### SUPPLIED RECORDS:

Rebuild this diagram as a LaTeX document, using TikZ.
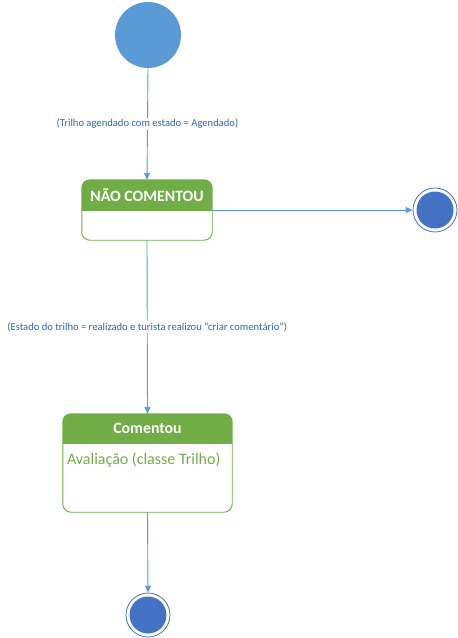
\documentclass[tikz,border=0pt]{standalone}
\usepackage{fontspec}
\setmainfont{Carlito}
\usetikzlibrary{arrows.meta}
\definecolor{lblue}{HTML}{5B9BD5}
\definecolor{dblue}{HTML}{4472C4}
\definecolor{grn}{HTML}{70AD47}
\definecolor{txtblue}{HTML}{2E6AAE}
\begin{document}
\begin{tikzpicture}[x=1pt,y=-1pt,
  conn/.style={draw=lblue, line width=0.9pt, -{Triangle[length=7pt,width=6pt]}},
  lbl/.style={fill=white, text=txtblue, font=\fontsize{10.6}{12}\selectfont, inner sep=1pt},
  statebox/.style={inner sep=0pt},
  border/.style={draw=grn, line width=0.9pt, rounded corners=8pt},
  headtxt/.style={text=white, font=\bfseries\fontsize{15.8}{18}\selectfont},
  finout/.style={circle, draw=dblue, line width=0.8pt, fill=white, minimum size=44pt, inner sep=0pt},
  finin/.style={circle, fill=dblue, minimum size=37pt, inner sep=0pt},
]
\useasboundingbox (0,0) rectangle (458,638);
% initial state
\node[circle, fill=lblue, minimum size=66pt, inner sep=0pt] (init) at (148,35) {};
% state 1
\node[statebox, minimum width=130pt, minimum height=60pt] (s1) at (147,210) {};
\begin{scope}
  \clip[rounded corners=8pt] (s1.north west) rectangle (s1.south east);
  \fill[grn] (s1.north west) rectangle ([yshift=-31pt]s1.north east);
\end{scope}
\draw[border] (s1.north west) rectangle (s1.south east);
\node[headtxt] (h1) at ([yshift=-15pt]s1.north) {NÃO COMENTOU};
% state 2
\node[statebox, minimum width=169pt, minimum height=98pt] (s2) at (147.5,463) {};
\begin{scope}
  \clip[rounded corners=8pt] (s2.north west) rectangle (s2.south east);
  \fill[grn] (s2.north west) rectangle ([yshift=-30pt]s2.north east);
\end{scope}
\draw[border] (s2.north west) rectangle (s2.south east);
\node[headtxt] (h2) at ([yshift=-15pt]s2.north) {Comentou};
\node[text=grn, font=\fontsize{16}{18}\selectfont, anchor=west, inner sep=0pt] (a2) at ([xshift=4pt,yshift=-46pt]s2.north west) {Avaliação (classe Trilho)};
% final states
\node[finout] (f1) at (435,210) {};
\node[finin] (f1i) at (f1) {};
\node[finout] (f2) at (148,615) {};
\node[finin] (f2i) at (f2) {};
% connectors
\draw[conn] (init.south) -- node[lbl] (l1) {(Trilho agendado com estado = Agendado)} (s1.north);
\draw[conn] (s1.east) -- (f1.west);
\draw[conn] (s1.south) -- node[lbl] (l2) {(Estado do trilho = realizado e turista realizou “criar comentário”)} (s2.north);
\draw[conn] (s2.south) -- (f2.north);
\end{tikzpicture}
\end{document}
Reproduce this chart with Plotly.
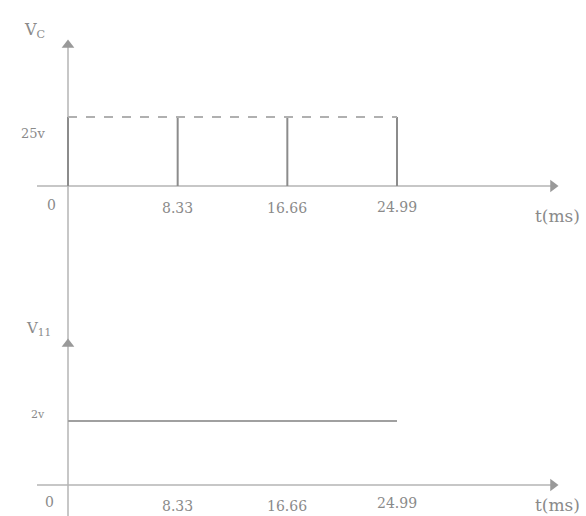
import plotly.graph_objects as go

# ---- data ----
pulse_times = [0, 8.33, 16.66, 24.99]          # ms, pulse instants of Vc
pulse_level = 25                                # V
tick_labels = ["0", "8.33", "16.66", "24.99"]
vd_level = 2                                    # V, lower trace level
vd_start, vd_end = 0, 24.99

W, H = 586, 516
# pixel mapping helpers (layout only)
X0PX, PXPERMS = 68, 329 / 24.99
x_range = [-X0PX / PXPERMS, (W - X0PX) / PXPERMS]
top_dom = [1 - 250 / H, 1]
bot_dom = [0, 266 / H]
top_y0px, top_scale = 186, 69 / 25
bot_y0px, bot_scale = 485 - 250, 32
top_range = [-(250 - top_y0px) / top_scale, top_y0px / top_scale]
bot_range = [-(266 - bot_y0px) / bot_scale, bot_y0px / bot_scale]

def tv(px):
    return (top_y0px - px) / top_scale

def bv(px):
    return (485 - px) / bot_scale

def tt(px):
    return (px - X0PX) / PXPERMS

axis_col = "#b4b4b4"
line_col = "#8c8c8c"
txt_col = "#8a8a8a"
font = dict(family="DejaVu Serif", size=14, color=txt_col)

fig = go.Figure()

# --- top panel ---
fig.add_trace(go.Scatter(x=[tt(37), tt(552)], y=[0, 0], mode="lines",
                         line=dict(color=axis_col, width=1.5), xaxis="x", yaxis="y"))
fig.add_trace(go.Scatter(x=[0, 0], y=[top_range[0], tv(46)], mode="lines",
                         line=dict(color=axis_col, width=1.5), xaxis="x", yaxis="y"))
fig.add_trace(go.Scatter(x=[tt(553)], y=[0], mode="markers",
                         marker=dict(symbol="triangle-right", size=11, color="#999999"),
                         xaxis="x", yaxis="y", cliponaxis=False))
fig.add_trace(go.Scatter(x=[0], y=[tv(45)], mode="markers",
                         marker=dict(symbol="triangle-up", size=11, color="#999999"),
                         xaxis="x", yaxis="y", cliponaxis=False))
px_, py_ = [], []
for t in pulse_times:
    px_ += [t, t, None]
    py_ += [0, pulse_level, None]
fig.add_trace(go.Scatter(x=px_, y=py_, mode="lines",
                         line=dict(color=line_col, width=2), xaxis="x", yaxis="y"))
fig.add_trace(go.Scatter(x=[pulse_times[0], pulse_times[-1]], y=[pulse_level, pulse_level],
                         mode="lines", line=dict(color="#b0b0b0", width=2, dash="dash"),
                         xaxis="x", yaxis="y"))

# --- bottom panel ---
fig.add_trace(go.Scatter(x=[tt(37), tt(552)], y=[0, 0], mode="lines",
                         line=dict(color=axis_col, width=1.5), xaxis="x2", yaxis="y2"))
fig.add_trace(go.Scatter(x=[0, 0], y=[bot_range[0], bot_range[1]], mode="lines",
                         line=dict(color=axis_col, width=1.5), xaxis="x2", yaxis="y2"))
fig.add_trace(go.Scatter(x=[tt(553)], y=[0], mode="markers",
                         marker=dict(symbol="triangle-right", size=11, color="#999999"),
                         xaxis="x2", yaxis="y2", cliponaxis=False))
fig.add_trace(go.Scatter(x=[0], y=[bv(344)], mode="markers",
                         marker=dict(symbol="triangle-up", size=11, color="#999999"),
                         xaxis="x2", yaxis="y2", cliponaxis=False))
fig.add_trace(go.Scatter(x=[vd_start, vd_end], y=[vd_level, vd_level], mode="lines",
                         line=dict(color="#a0a0a0", width=2), xaxis="x2", yaxis="y2"))

ann = []
tx = [tt(51), 8.33, 16.66, 24.99]
ty = [205, 208, 208, 207]
for t, lab, yy in zip(tx, tick_labels, ty):
    ann.append(dict(x=t, y=tv(yy), xref="x", yref="y", text=lab, showarrow=False, font=font))
ann.append(dict(x=tt(557), y=tv(216), xref="x", yref="y", text="t(ms)", showarrow=False,
                font=dict(family="DejaVu Serif", size=17, color=txt_col)))
ann.append(dict(x=tt(34), y=tv(30), xref="x", yref="y", text="V<sub>C</sub>", showarrow=False,
                font=dict(family="DejaVu Serif", size=16, color=txt_col)))
ann.append(dict(x=tt(33), y=tv(133), xref="x", yref="y", text="25v", showarrow=False,
                font=dict(family="DejaVu Serif", size=13, color=txt_col)))
bx = [tt(49), 8.33, 16.66, 24.99]
by = [502, 506, 506, 503]
for t, lab, yy in zip(bx, tick_labels, by):
    ann.append(dict(x=t, y=bv(yy), xref="x2", yref="y2", text=lab, showarrow=False, font=font))
ann.append(dict(x=tt(557), y=bv(505), xref="x2", yref="y2", text="t(ms)", showarrow=False,
                font=dict(family="DejaVu Serif", size=17, color=txt_col)))
ann.append(dict(x=tt(38), y=bv(328), xref="x2", yref="y2", text="V<sub>11</sub>", showarrow=False,
                font=dict(family="DejaVu Serif", size=15, color=txt_col)))
ann.append(dict(x=tt(38), y=bv(414), xref="x2", yref="y2", text="2v", showarrow=False,
                font=dict(family="DejaVu Serif", size=11, color=txt_col)))

hidden = dict(visible=False, showgrid=False, zeroline=False, fixedrange=True)
fig.update_layout(
    width=W, height=H, margin=dict(l=0, r=0, t=0, b=0),
    paper_bgcolor="white", plot_bgcolor="white", showlegend=False,
    xaxis=dict(domain=[0, 1], range=x_range, anchor="y", **hidden),
    yaxis=dict(domain=top_dom, range=top_range, anchor="x", **hidden),
    xaxis2=dict(domain=[0, 1], range=x_range, anchor="y2", **hidden),
    yaxis2=dict(domain=bot_dom, range=bot_range, anchor="x2", **hidden),
    annotations=ann,
)
fig.write_html("out.html", config={"displayModeBar": False},
               post_script="document.body.style.margin='0';document.body.style.overflow='hidden';")
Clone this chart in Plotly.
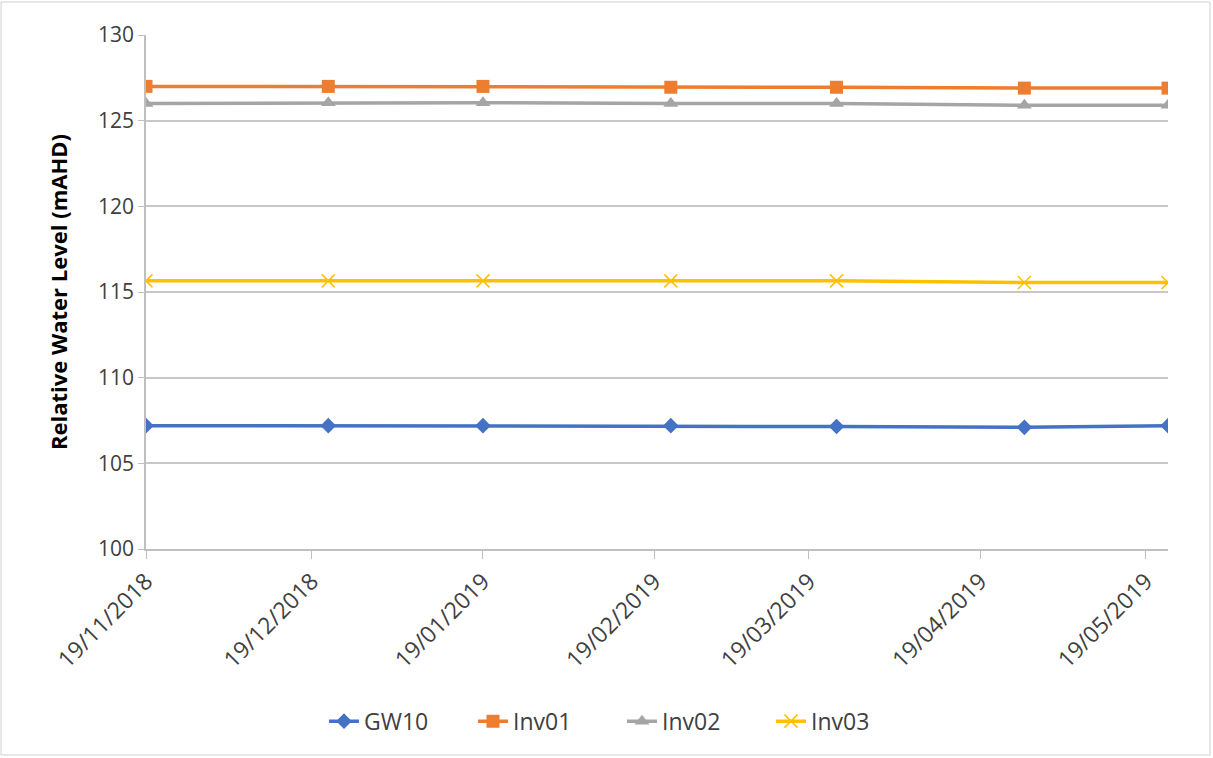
import plotly.graph_objects as go

dates = ["2018-11-19", "2018-12-22", "2019-01-19", "2019-02-22", "2019-03-24", "2019-04-27", "2019-05-23"]
gw10 = [107.2, 107.2, 107.2, 107.2, 107.15, 107.1, 107.2]
inv01 = [127.0, 127.0, 127.0, 126.95, 126.95, 126.9, 126.9]
inv02 = [126.0, 126.05, 126.05, 126.0, 126.0, 125.9, 125.9]
inv03 = [115.65, 115.65, 115.65, 115.65, 115.65, 115.55, 115.55]

tick_dates = ["2018-11-19", "2018-12-19", "2019-01-19", "2019-02-19", "2019-03-19", "2019-04-19", "2019-05-19"]
tick_text = ["19/11/2018", "19/12/2018", "19/01/2019", "19/02/2019", "19/03/2019", "19/04/2019", "19/05/2019"]

fig = go.Figure()
series = [
    ("GW10", gw10, "#4472C4", dict(symbol="diamond", size=12)),
    ("Inv01", inv01, "#ED7D31", dict(symbol="square", size=13)),
    ("Inv02", inv02, "#A5A5A5", dict(symbol="triangle-up", size=13)),
    ("Inv03", inv03, "#FFC000", dict(symbol="x-thin-open", size=13, line=dict(width=1.5, color="#FFD44F"))),
]
for name, vals, col, mk in series:
    mk = dict(mk)
    mk.setdefault("color", col)
    fig.add_trace(go.Scatter(x=dates, y=vals, name=name, mode="lines+markers",
                             line=dict(color=col, width=3.5), marker=mk))

PW = 1213 - 146 - 45
PH = 758 - 35 - 209
fig.update_layout(
    width=1213, height=758,
    margin=dict(l=146, r=45, t=35, b=209),
    paper_bgcolor="white", plot_bgcolor="white",
    font=dict(family="Open Sans, Liberation Sans, sans-serif", color="#404040"),
    legend=dict(orientation="h", x=(622 - 146) / PW, xanchor="center", y=-0.335, yanchor="middle",
                font=dict(size=23, color="#404040"), traceorder="normal", entrywidth=104),
    shapes=[dict(type="rect", xref="paper", yref="paper",
                 x0=(1 - 146) / PW, x1=(1210 - 146) / PW,
                 y0=(549 - 755) / PH, y1=(549 - 2) / PH,
                 line=dict(color="#d0d0d0", width=1))],
)
fig.update_xaxes(
    type="date", range=["2018-11-19", "2019-05-23"],
    tickvals=tick_dates, ticktext=tick_text, tickangle=-45,
    tickfont=dict(size=23, color="#404040"),
    showgrid=False, showline=True, linecolor="#BFBFBF", linewidth=1.5,
    ticks="outside", ticklen=8, tickcolor="#BFBFBF",
)
fig.update_yaxes(
    range=[100, 130], dtick=5,
    tickfont=dict(size=21, color="#404040"),
    showgrid=True, gridcolor="#C8C8C8", gridwidth=1.5,
    showline=True, linecolor="#BFBFBF", linewidth=1.5,
    ticks="outside", ticklen=6, tickcolor="#BFBFBF",
    zeroline=False,
    title=dict(text="<b>Relative Water Level (mAHD)</b>", font=dict(size=22, color="black"), standoff=24),
)

fig.write_html("out.html")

### EXERCISE DETAILS:
Do not copy any pictures. Retype exactly the stretch from the line with "Clone this chart in Plotly." through the line with "line=dict(color=col, width=3.5), marker=mk))".

### THE SOLUTION:
Clone this chart in Plotly.
import plotly.graph_objects as go

dates = ["2018-11-19", "2018-12-22", "2019-01-19", "2019-02-22", "2019-03-24", "2019-04-27", "2019-05-23"]
gw10 = [107.2, 107.2, 107.2, 107.2, 107.15, 107.1, 107.2]
inv01 = [127.0, 127.0, 127.0, 126.95, 126.95, 126.9, 126.9]
inv02 = [126.0, 126.05, 126.05, 126.0, 126.0, 125.9, 125.9]
inv03 = [115.65, 115.65, 115.65, 115.65, 115.65, 115.55, 115.55]

tick_dates = ["2018-11-19", "2018-12-19", "2019-01-19", "2019-02-19", "2019-03-19", "2019-04-19", "2019-05-19"]
tick_text = ["19/11/2018", "19/12/2018", "19/01/2019", "19/02/2019", "19/03/2019", "19/04/2019", "19/05/2019"]

fig = go.Figure()
series = [
    ("GW10", gw10, "#4472C4", dict(symbol="diamond", size=12)),
    ("Inv01", inv01, "#ED7D31", dict(symbol="square", size=13)),
    ("Inv02", inv02, "#A5A5A5", dict(symbol="triangle-up", size=13)),
    ("Inv03", inv03, "#FFC000", dict(symbol="x-thin-open", size=13, line=dict(width=1.5, color="#FFD44F"))),
]
for name, vals, col, mk in series:
    mk = dict(mk)
    mk.setdefault("color", col)
    fig.add_trace(go.Scatter(x=dates, y=vals, name=name, mode="lines+markers",
                             line=dict(color=col, width=3.5), marker=mk))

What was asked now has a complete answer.